Applying Fourier transform (in Matlab)
A = fftshift(abs(fft2(padarray([-1 -1 -1; 0 0 0; 1 1 1],[10 10]))));
results in the following image:
Now the interpretation - The part in the middle is the low frequencies. It has low response. There are 2 high responses, both with zero X frequency and some high Y frequency. That is not surprising since we took a filter that detects edges in Y direction.
Why does it make sense to define high-pass filter in this way?

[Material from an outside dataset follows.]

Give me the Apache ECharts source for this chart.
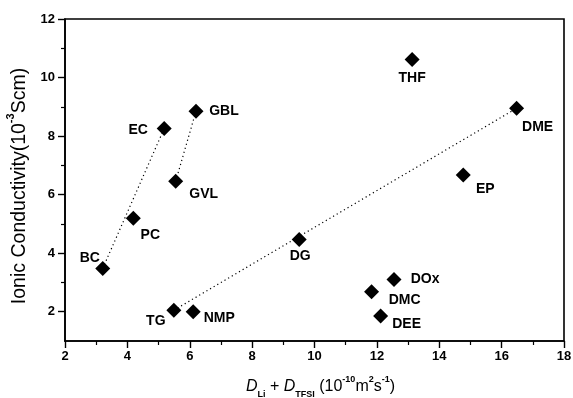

Because a convolution can be thought as multiplication in Frequency domain. That is, if you have a signal $S$ and filter kernel $f$,
$F[S**f] = F[S] * F[f] $
Or, put in another way:
$ S**f = F^{-1} [ F[S] * F[f] ] $
where convolution is denoted by $**$
There is another, more intuitive way, that does not involve Fourier transform. A response to a linear filter is strong when the underlying signal "looks" like the filter itself. Therefore, there should be a strong response to edges.
A simple explanation: How would you try to implement a differentiation in circuit design? The prewitt operator is simply a digitalization of discrete differentiation. If it was implemented in a circuital form it would attentuate low frequency signals and only allow high frequency signals to pass through.
Which is precisely the definition of a high-pass filter.